All of the lines below are to be printed again exactly; images are excluded from the output.

_Source data_.

* Begin *

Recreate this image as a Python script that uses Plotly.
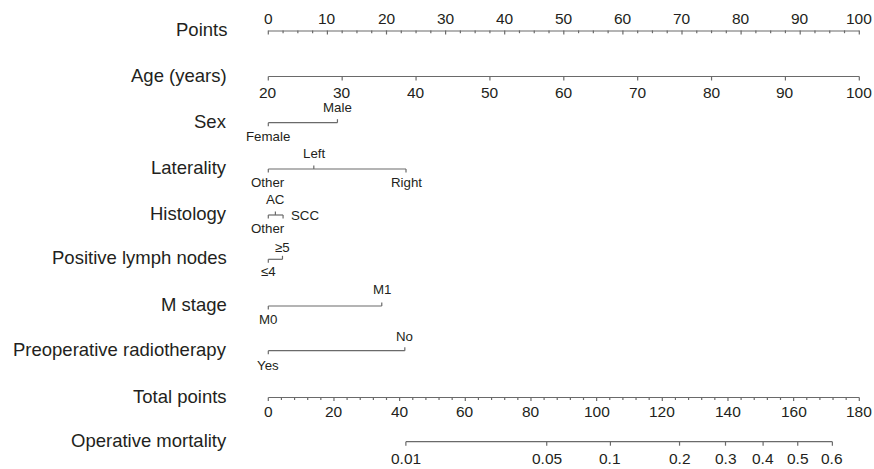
import plotly.graph_objects as go

# ---------------- data ----------------
points_ticks = [0, 10, 20, 30, 40, 50, 60, 70, 80, 90, 100]
points_minor_step = 2.5

age_ticks = [20, 30, 40, 50, 60, 70, 80, 90, 100]
age_range = [20, 100]          # age mapped to 0..100 points

sex_levels = ["Female", "Male"]
sex_points = [0, 11.7]

lat_levels = ["Other", "Left", "Right"]
lat_points = [0, 7.7, 23.3]

hist_levels = ["Other", "AC", "SCC"]
hist_points = [0, 1.2, 2.5]

node_levels = ["≤4", "≥5"]
node_points = [0, 2.4]

m_levels = ["M0", "M1"]
m_points = [0, 19.2]

rad_levels = ["Yes", "No"]
rad_points = [0, 23.1]

total_ticks = [0, 20, 40, 60, 80, 100, 120, 140, 160, 180]
total_minor_step = 4
total_max = 180

mort_labels = ["0.01", "0.05", "0.1", "0.2", "0.3", "0.4", "0.5", "0.6"]
mort_total = [41.9, 84.8, 104.2, 125.25, 139.25, 150.7, 161.25, 171.8]

row_names = ["Points", "Age (years)", "Sex", "Laterality", "Histology",
             "Positive lymph nodes", "M stage", "Preoperative radiotherapy",
             "Total points", "Operative mortality"]

# ---------------- layout / style ----------------
W, H = 874, 469
PX0, PPU = 268.3, 5.91          # pixel of 0 points, pixels per point
LINE = "#6a6a6a"
TXT = "#231f20"
FONT = "Liberation Sans, Arial, Helvetica, sans-serif"
LW = 1.2

fig = go.Figure()
annotations = []


def seg_trace(xs, ys):
    fig.add_trace(go.Scatter(x=xs, y=ys, mode="lines",
                             line=dict(color=LINE, width=LW),
                             hoverinfo="skip", showlegend=False))


def text(x, y, s, size, xanchor="center"):
    annotations.append(dict(x=x, y=y, text=s, showarrow=False,
                            xanchor=xanchor, yanchor="middle",
                            font=dict(family=FONT, size=size, color=TXT)))


row_y = [31, 76.5, 122.7, 169, 215, 259.3, 306, 350.7, 397.5, 441.7]
label_dy = -1.5
for name, y in zip(row_names, row_y):
    text(-6.7, y + label_dy, name, 18.5, xanchor="right")

# Points axis
y = row_y[0]
seg_trace([0, 100], [y, y])
xs, ys = [], []
n = int(round(100 / points_minor_step))
for i in range(n + 1):
    v = i * points_minor_step
    L = 3.5 if abs(v % 10) < 1e-9 else 2.2
    xs += [v, v, None]
    ys += [y - 0.6, y + L, None]
seg_trace(xs, ys)
for v in points_ticks:
    text(v, 18.5, str(v), 15.5)

# Age axis
y = row_y[1]
a0, a1 = age_range
age_to_pts = lambda a: (a - a0) / (a1 - a0) * 100
seg_trace([age_to_pts(a0), age_to_pts(a1)], [y, y])
xs, ys = [], []
for a in age_ticks:
    xs += [age_to_pts(a), age_to_pts(a), None]
    ys += [y, y + 4, None]
    text(age_to_pts(a), y + 15.5, str(a), 15.5)
seg_trace(xs, ys)


# categorical axes
def cat_axis(y, levels, pts, sides, up=15.5, down=13.8):
    seg_trace([min(pts), max(pts)], [y, y])
    xs, ys = [], []
    for lev, p, side in zip(levels, pts, sides):
        if side == "above":
            xs += [p, p, None]; ys += [y, y - 3.5, None]
            text(p, y - up, lev, 13.3)
        elif side == "below":
            xs += [p, p, None]; ys += [y, y + 3.5, None]
            text(p, y + down, lev, 13.3)
        else:  # right of the end
            xs += [p, p, None]; ys += [y, y + 3.5, None]
            text(p + 1.0, y, lev, 13.3, xanchor="left")
    seg_trace(xs, ys)


cat_axis(row_y[2], sex_levels, sex_points, ["below", "above"])
cat_axis(row_y[3], lat_levels, lat_points, ["below", "above", "below"])
cat_axis(row_y[4], hist_levels, hist_points, ["below", "above", "right"])
cat_axis(row_y[5], node_levels, node_points, ["below", "above"], up=12, down=11.7)
cat_axis(row_y[6], m_levels, m_points, ["below", "above"], up=17, down=13)
cat_axis(row_y[7], rad_levels, rad_points, ["below", "above"], up=14.7, down=14.3)

# Total points axis
y = row_y[8]
tp = lambda t: t / total_max * 100
seg_trace([tp(0), tp(total_max)], [y, y])
xs, ys = [], []
for i in range(int(total_max / total_minor_step) + 1):
    v = i * total_minor_step
    L = 3.5 if v % 20 == 0 else 2.5
    xs += [tp(v), tp(v), None]
    ys += [y, y + L, None]
seg_trace(xs, ys)
for v in total_ticks:
    text(tp(v), y + 13.5, str(v), 15.5)

# Operative mortality axis
y = row_y[9]
seg_trace([tp(mort_total[0]), tp(mort_total[-1])], [y, y])
xs, ys = [], []
for lab, t in zip(mort_labels, mort_total):
    xs += [tp(t), tp(t), None]
    ys += [y, y + 4, None]
    text(tp(t), y + 16.5, lab, 15.5)
seg_trace(xs, ys)

fig.update_layout(
    width=W, height=H,
    margin=dict(l=0, r=0, t=0, b=0),
    paper_bgcolor="white", plot_bgcolor="white",
    xaxis=dict(range=[-PX0 / PPU, (W - PX0) / PPU], visible=False, fixedrange=True),
    yaxis=dict(range=[H, 0], visible=False, fixedrange=True),
    annotations=annotations,
    showlegend=False,
)

fig.write_html(
    "out.html",
    config={"displayModeBar": False},
    post_script="document.body.style.margin='0';document.body.style.overflow='hidden';",
)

* End *

_Exercise response_.
Recreate this image as a Python script that uses Plotly.
import plotly.graph_objects as go

# ---------------- data ----------------
points_ticks = [0, 10, 20, 30, 40, 50, 60, 70, 80, 90, 100]
points_minor_step = 2.5

age_ticks = [20, 30, 40, 50, 60, 70, 80, 90, 100]
age_range = [20, 100]          # age mapped to 0..100 points

sex_levels = ["Female", "Male"]
sex_points = [0, 11.7]

lat_levels = ["Other", "Left", "Right"]
lat_points = [0, 7.7, 23.3]

hist_levels = ["Other", "AC", "SCC"]
hist_points = [0, 1.2, 2.5]

node_levels = ["≤4", "≥5"]
node_points = [0, 2.4]

m_levels = ["M0", "M1"]
m_points = [0, 19.2]

rad_levels = ["Yes", "No"]
rad_points = [0, 23.1]

total_ticks = [0, 20, 40, 60, 80, 100, 120, 140, 160, 180]
total_minor_step = 4
total_max = 180

mort_labels = ["0.01", "0.05", "0.1", "0.2", "0.3", "0.4", "0.5", "0.6"]
mort_total = [41.9, 84.8, 104.2, 125.25, 139.25, 150.7, 161.25, 171.8]

row_names = ["Points", "Age (years)", "Sex", "Laterality", "Histology",
             "Positive lymph nodes", "M stage", "Preoperative radiotherapy",
             "Total points", "Operative mortality"]

# ---------------- layout / style ----------------
W, H = 874, 469
PX0, PPU = 268.3, 5.91          # pixel of 0 points, pixels per point
LINE = "#6a6a6a"
TXT = "#231f20"
FONT = "Liberation Sans, Arial, Helvetica, sans-serif"
LW = 1.2

fig = go.Figure()
annotations = []


def seg_trace(xs, ys):
    fig.add_trace(go.Scatter(x=xs, y=ys, mode="lines",
                             line=dict(color=LINE, width=LW),
                             hoverinfo="skip", showlegend=False))


def text(x, y, s, size, xanchor="center"):
    annotations.append(dict(x=x, y=y, text=s, showarrow=False,
                            xanchor=xanchor, yanchor="middle",
                            font=dict(family=FONT, size=size, color=TXT)))


row_y = [31, 76.5, 122.7, 169, 215, 259.3, 306, 350.7, 397.5, 441.7]
label_dy = -1.5
for name, y in zip(row_names, row_y):
    text(-6.7, y + label_dy, name, 18.5, xanchor="right")

# Points axis
y = row_y[0]
seg_trace([0, 100], [y, y])
xs, ys = [], []
n = int(round(100 / points_minor_step))
for i in range(n + 1):
    v = i * points_minor_step
    L = 3.5 if abs(v % 10) < 1e-9 else 2.2
    xs += [v, v, None]
    ys += [y - 0.6, y + L, None]
seg_trace(xs, ys)
for v in points_ticks:
    text(v, 18.5, str(v), 15.5)

# Age axis
y = row_y[1]
a0, a1 = age_range
age_to_pts = lambda a: (a - a0) / (a1 - a0) * 100
seg_trace([age_to_pts(a0), age_to_pts(a1)], [y, y])
xs, ys = [], []
for a in age_ticks:
    xs += [age_to_pts(a), age_to_pts(a), None]
    ys += [y, y + 4, None]
    text(age_to_pts(a), y + 15.5, str(a), 15.5)
seg_trace(xs, ys)


# categorical axes
def cat_axis(y, levels, pts, sides, up=15.5, down=13.8):
    seg_trace([min(pts), max(pts)], [y, y])
    xs, ys = [], []
    for lev, p, side in zip(levels, pts, sides):
        if side == "above":
            xs += [p, p, None]; ys += [y, y - 3.5, None]
            text(p, y - up, lev, 13.3)
        elif side == "below":
            xs += [p, p, None]; ys += [y, y + 3.5, None]
            text(p, y + down, lev, 13.3)
        else:  # right of the end
            xs += [p, p, None]; ys += [y, y + 3.5, None]
            text(p + 1.0, y, lev, 13.3, xanchor="left")
    seg_trace(xs, ys)


cat_axis(row_y[2], sex_levels, sex_points, ["below", "above"])
cat_axis(row_y[3], lat_levels, lat_points, ["below", "above", "below"])
cat_axis(row_y[4], hist_levels, hist_points, ["below", "above", "right"])
cat_axis(row_y[5], node_levels, node_points, ["below", "above"], up=12, down=11.7)
cat_axis(row_y[6], m_levels, m_points, ["below", "above"], up=17, down=13)
cat_axis(row_y[7], rad_levels, rad_points, ["below", "above"], up=14.7, down=14.3)

# Total points axis
y = row_y[8]
tp = lambda t: t / total_max * 100
seg_trace([tp(0), tp(total_max)], [y, y])
xs, ys = [], []
for i in range(int(total_max / total_minor_step) + 1):
    v = i * total_minor_step
    L = 3.5 if v % 20 == 0 else 2.5
    xs += [tp(v), tp(v), None]
    ys += [y, y + L, None]
seg_trace(xs, ys)
for v in total_ticks:
    text(tp(v), y + 13.5, str(v), 15.5)

# Operative mortality axis
y = row_y[9]
seg_trace([tp(mort_total[0]), tp(mort_total[-1])], [y, y])
xs, ys = [], []
for lab, t in zip(mort_labels, mort_total):
    xs += [tp(t), tp(t), None]
    ys += [y, y + 4, None]
    text(tp(t), y + 16.5, lab, 15.5)
seg_trace(xs, ys)

fig.update_layout(
    width=W, height=H,
    margin=dict(l=0, r=0, t=0, b=0),
    paper_bgcolor="white", plot_bgcolor="white",
    xaxis=dict(range=[-PX0 / PPU, (W - PX0) / PPU], visible=False, fixedrange=True),
    yaxis=dict(range=[H, 0], visible=False, fixedrange=True),
    annotations=annotations,
    showlegend=False,
)

fig.write_html(
    "out.html",
    config={"displayModeBar": False},
    post_script="document.body.style.margin='0';document.body.style.overflow='hidden';",
)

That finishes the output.